Felipe II, a la sazón el gobernante más poderoso de Europa, le había pedido a Isabel que se casaran cuando ella fuera coronada reina, en un intento de que Inglaterra permaneciera católica; pero ella lo había rechazado. Durante años, los corsarios británicos habían saqueado barcos y puertos españoles, desafiando su supremacía colonial. Por si fuera poco, Isabel I apoyaba a los holandeses en su lucha por independizarse de España. La ejecución de María Estuardo fue la gota que colmó el vaso. Azuzado por el Papa, Felipe II trazó un plan: utilizar la Armada Invencible, una enorme flota de más de ciento treinta navíos, para recoger en Flandes a un considerable ejército, cruzar el canal de la Mancha e invadir Inglaterra. Pero antes que la flota zarpara, los espías británicos descubrieron el complot. La reina Isabel envió al puerto español de Cádiz treinta barcos capitaneados por sir Francis Drake, quien destruyó varios de los mejores buques españoles y retrasó la empresa por un año.

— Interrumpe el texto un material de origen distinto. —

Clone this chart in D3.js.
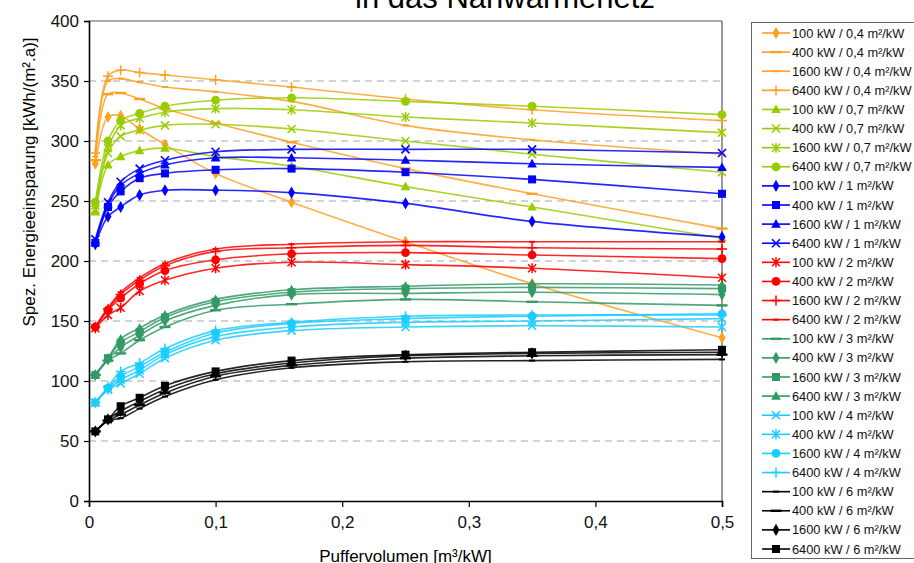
<!DOCTYPE html>
<html><head><meta charset="utf-8">
<script src="https://cdn.jsdelivr.net/npm/d3@7/dist/d3.min.js"></script>
<style>body{margin:0;background:#fff}svg{display:block;font-family:"Liberation Sans",Arial,sans-serif}</style>
</head><body>
<svg id="c" width="914" height="563"></svg>
<script>
// ---- data ----
const xValues = [0.005, 0.015, 0.025, 0.04, 0.06, 0.1, 0.16, 0.25, 0.35, 0.5];
const yTicks = [0, 50, 100, 150, 200, 250, 300, 350, 400];
const xTicks = [0, 0.1, 0.2, 0.3, 0.4, 0.5];
const powers = ["100 kW", "400 kW", "1600 kW", "6400 kW"];
const areas = ["0,4", "0,7", "1", "2", "3", "4", "6"];

const a04_100  = [281, 320, 321, 310, 297, 273, 249, 216, 181, 136];
const a04_400  = [284, 339, 340, 335, 327, 315, 299, 277, 256, 227];
const a04_1600 = [287, 350, 352, 349, 345, 341, 333, 313, 301, 289];
const a04_6400 = [290, 354, 359, 357, 355, 351, 345, 335, 326, 317];

const a07_100  = [241, 280, 287, 292, 294, 287, 279, 262, 245, 219];
const a07_400  = [243, 290, 304, 309, 313, 314, 310, 300, 289, 274];
const a07_1600 = [246, 294, 313, 319, 324, 327, 326, 320, 315, 307];
const a07_6400 = [249, 300, 317, 323, 329, 334, 336, 333, 329, 322];

const a1_100  = [214, 237, 245, 255, 259, 259, 257, 248, 233, 220];
const a1_400  = [215, 245, 258, 269, 273, 276, 277, 274, 268, 256];
const a1_1600 = [216, 247, 263, 273, 280, 286, 286, 284, 281, 278];
const a1_6400 = [218, 249, 266, 277, 284, 291, 293, 293, 293, 290];

const a2_100  = [144, 155, 161, 175, 184, 194, 199, 197, 194, 186];
const a2_400  = [145, 159, 169, 181, 192, 201, 206, 207, 205, 202];
const a2_1600 = [145, 160, 172, 184, 196, 208, 211, 213, 211, 210];
const a2_6400 = [145, 161, 174, 186, 198, 210, 214, 216, 216, 216];

const a3_100  = [105, 117, 123, 134, 145, 159, 164, 168, 166, 163];
const a3_400  = [105, 118, 128, 138, 150, 163, 172, 173, 174, 172];
const a3_1600 = [105, 119, 132, 141, 153, 166, 174, 177, 178, 177];
const a3_6400 = [105, 119, 135, 144, 155, 168, 176, 179, 181, 180];

const a4_100  = [82, 93, 98, 106, 119, 134, 142, 145, 146, 145];
const a4_400  = [82, 93, 101, 109, 122, 137, 145, 149, 150, 152];
const a4_1600 = [82, 94, 104, 112, 124, 140, 148, 152, 154, 156];
const a4_6400 = [82, 95, 108, 115, 127, 142, 149, 154, 155, 155];

const a6_100  = [58, 67, 69, 77, 87, 101, 111, 116, 117, 118];
const a6_400  = [58, 67, 72, 80, 90, 104, 113, 119, 121, 122];
const a6_1600 = [58, 68, 75, 83, 93, 106, 115, 121, 123, 124];
const a6_6400 = [58, 68, 79, 86, 96, 108, 117, 122, 124, 126];

const groupValues = [
  [a04_100, a04_400, a04_1600, a04_6400],
  [a07_100, a07_400, a07_1600, a07_6400],
  [a1_100, a1_400, a1_1600, a1_6400],
  [a2_100, a2_400, a2_1600, a2_6400],
  [a3_100, a3_400, a3_1600, a3_6400],
  [a4_100, a4_400, a4_1600, a4_6400],
  [a6_100, a6_400, a6_1600, a6_6400]
];

// ---- styles ----
const groupColors = ["#ffa020", "#99cc00", "#0000ff", "#ff0000", "#339966", "#1ccdff", "#000000"];
const groupMarkers = [
  ["diamond", "dash", "sdash", "plus"],
  ["triangle", "x", "star", "circle"],
  ["diamond", "square", "triangle", "x"],
  ["star", "circle", "plus", "sdash"],
  ["dash", "diamond", "square", "triangle"],
  ["x", "star", "circle", "plus"],
  ["sdash", "dash", "diamond", "square"]
];

const series = [];
groupValues.forEach((g, gi) => g.forEach((vals, pi) => {
  series.push({
    label: powers[pi] + " / " + areas[gi] + " m²/kW",
    values: vals,
    color: groupColors[gi],
    marker: groupMarkers[gi][pi]
  });
}));

const svg = d3.select("#c");
const L = 89, R = 722, T = 21, B = 501;
const x = d3.scaleLinear().domain([0, 0.5]).range([L, R]);
const y = d3.scaleLinear().domain([0, 400]).range([B, T]);

// title (partially cut off at top, as in the reference)
svg.append("text").attr("x", 505).attr("y", 8).attr("text-anchor", "middle")
  .attr("font-size", 31).attr("fill", "#000").text("in das Nahwärmenetz");

// grid
svg.append("g").selectAll("line").data(yTicks.filter(d => d > 0 && d < 400)).join("line")
  .attr("x1", L).attr("x2", R).attr("y1", d => y(d)).attr("y2", d => y(d))
  .attr("stroke", "#a8a8a8").attr("stroke-width", 1.2).attr("stroke-dasharray", "7,5");

// frame top & right
svg.append("line").attr("x1", L).attr("x2", R).attr("y1", T).attr("y2", T).attr("stroke", "#555").attr("stroke-width", 1.2);
svg.append("line").attr("x1", R).attr("x2", R).attr("y1", T).attr("y2", B).attr("stroke", "#777").attr("stroke-width", 1.5);

// axes
const yAxis = d3.axisLeft(y).tickValues(yTicks).tickSize(5).tickFormat(d3.format("d"));
const gy = svg.append("g").attr("transform", `translate(${L},0)`).call(yAxis);
const xAxis = d3.axisBottom(x).tickValues(xTicks).tickSize(6)
  .tickFormat(d => d === 0 ? "0" : d3.format(".1f")(d).replace(".", ","));
const gx = svg.append("g").attr("transform", `translate(0,${B})`).call(xAxis);
[gx, gy].forEach(g => {
  g.select(".domain").attr("stroke", "#000").attr("stroke-width", 1.6);
  g.selectAll(".tick line").attr("stroke", "#000").attr("stroke-width", 1.2);
  g.selectAll("text").attr("font-size", 17).attr("fill", "#111").attr("font-family", "Liberation Sans, Arial, sans-serif");
});
gy.selectAll("text").attr("x", -10);
gx.selectAll("text").attr("y", 15);

// axis titles
svg.append("text").attr("x", x(0.25)).attr("y", 562).attr("text-anchor", "middle")
  .attr("font-size", 17).text("Puffervolumen [m³/kW]");
svg.append("text").attr("transform", "translate(35,182) rotate(-90)").attr("text-anchor", "middle")
  .attr("font-size", 17).text("Spez. Energieeinsparung [kWh/(m².a)]");

// marker drawing
function drawMarker(g, type, cx, cy, color) {
  const s = g.append("g").attr("transform", `translate(${cx},${cy})`);
  switch (type) {
    case "diamond":
      s.append("path").attr("d", d3.symbol(d3.symbolDiamond, 42)()).attr("fill", color); break;
    case "square":
      s.append("rect").attr("x", -4).attr("y", -4).attr("width", 8).attr("height", 8).attr("fill", color); break;
    case "triangle":
      s.append("path").attr("d", "M0,-5L4.8,3.6L-4.8,3.6Z").attr("fill", color); break;
    case "circle":
      s.append("circle").attr("r", 4.4).attr("fill", color); break;
    case "x":
      s.append("path").attr("d", "M-4,-4L4,4M-4,4L4,-4").attr("stroke", color).attr("stroke-width", 1.6).attr("fill", "none"); break;
    case "star":
      s.append("path").attr("d", "M-4,-4L4,4M-4,4L4,-4M0,-5L0,5").attr("stroke", color).attr("stroke-width", 1.5).attr("fill", "none"); break;
    case "plus":
      s.append("path").attr("d", "M-5,0L5,0M0,-5L0,5").attr("stroke", color).attr("stroke-width", 1.5).attr("fill", "none"); break;
    case "dash":
      s.append("path").attr("d", "M-5.5,0L5.5,0").attr("stroke", color).attr("stroke-width", 2.4).attr("fill", "none"); break;
    case "sdash":
      s.append("path").attr("d", "M-3,0L3,0").attr("stroke", color).attr("stroke-width", 2).attr("fill", "none"); break;
  }
}

// lines
const line = d3.line().x(d => x(d[0])).y(d => y(d[1])).curve(d3.curveCatmullRom.alpha(0.5));
const plot = svg.append("g");
series.forEach(s => {
  const pts = xValues.map((xv, i) => [xv, s.values[i]]);
  const g = plot.append("g");
  g.append("path").attr("d", line(pts)).attr("fill", "none").attr("stroke", s.color)
    .attr("stroke-width", 1.6).attr("stroke-opacity", 0.85);
  pts.forEach(p => drawMarker(g, s.marker, x(p[0]), y(p[1]), s.color));
});

// legend
const lg = svg.append("g");
lg.append("rect").attr("x", 751.5).attr("y", 22.5).attr("width", 180).attr("height", 536)
  .attr("fill", "#fff").attr("stroke", "#666").attr("stroke-width", 1);
const step = (549 - 33) / 27;
series.forEach((s, i) => {
  const yy = 33 + i * step;
  lg.append("line").attr("x1", 762).attr("x2", 790).attr("y1", yy).attr("y2", yy)
    .attr("stroke", s.color).attr("stroke-width", 1.6);
  drawMarker(lg, s.marker, 776, yy, s.color);
  lg.append("text").attr("x", 792).attr("y", yy + 4.5).attr("font-size", 12.8).attr("fill", "#111").text(s.label);
});
</script>
</body></html>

Cuando por fin la Armada española se hizo a la mar en 1588, la marina inglesa la estaba esperando; sin embargo, logró atravesar el canal sin sufrir grandes daños y fondeó en la rada de Calais (Francia). A la noche siguiente, los ingleses enviaron ocho brulotes. Presa del pánico, la escuadra española huyó en desbandada, y tras una encarnizada batalla, los vientos del suroeste la alejaron de Inglaterra y la empujaron hacia el norte en dirección a Escocia. En la costa escocesa y la costa occidental de Irlanda, los temporales hicieron naufragar a la mitad de los navíos españoles y dejaron en pésimas condiciones al resto, que procuró regresar a España.